Ancient Boldness. Moreover, say the street Christians, Christ can liberate the addict from other trips. They claim that genuine conversion can keep an addict off drugs as no other "cure" can, and the witness of their followers, like the testimony at faith-healing tent meetings, is filled with tales of needle-scarred young lives healed by Jesus. But in contrast with many conventional fundamentalists, their approach is open and joyful, notably lacking in self-righteous stiffness. The prevailing attitude is ecumenical. Many come from Roman Catholic or Jewish backgrounds.

So far, the street Christians have met with little opposition, possibly because their primary concern is not politics but the Gospel (most are pacifists, but they rarely demonstrate). Policemen love them. Businessmen contribute generously. Even a conservative evangelical theologian like Carl F.H. Henry applauds their "1st century boldness." Perhaps the major hurdle street Christians will have to overcome is the eternal temptation to turn spontaneity into drill.
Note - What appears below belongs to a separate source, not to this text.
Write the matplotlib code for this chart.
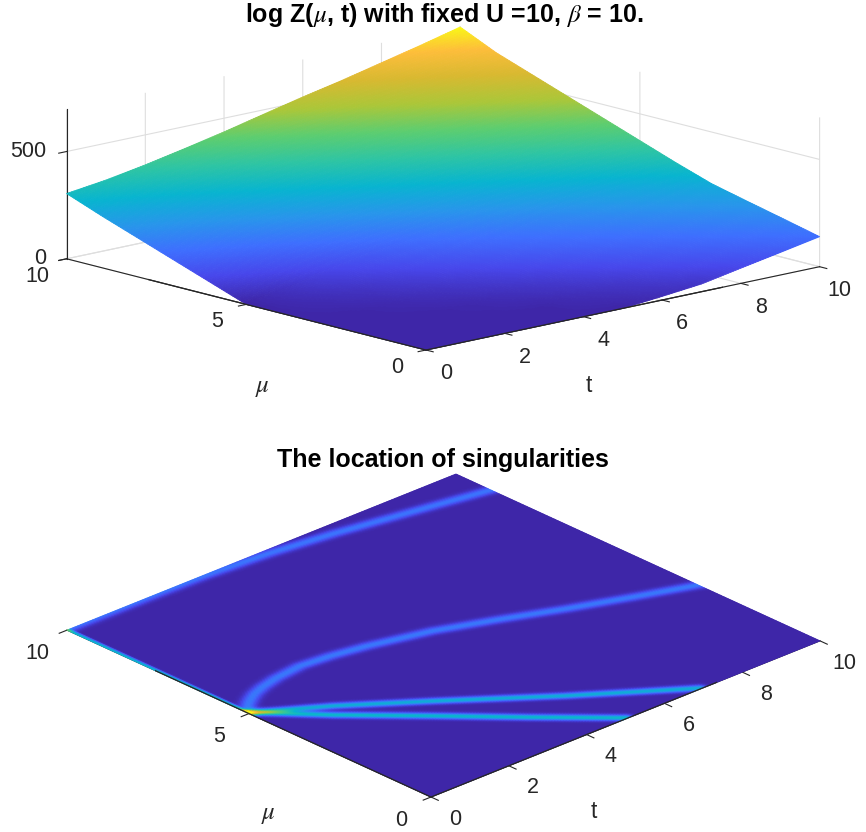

Clayton House, one of San Francisco's earliest, seems to have succumbed already. Founder Richard Key and his entourage now tape broadcasts for ten radio stations, publish a newsletter soliciting contributions, and maintain a 24-hour prayer room to forward the petitions of their benefactors. Meanwhile, Clayton House has abandoned the now largely black Haight-Ashbury scene just down the hill. "God has taken us out of the street ministry," explains one member. Of the potential converts still remaining in the Haight, he says: "Their hearts are hardened."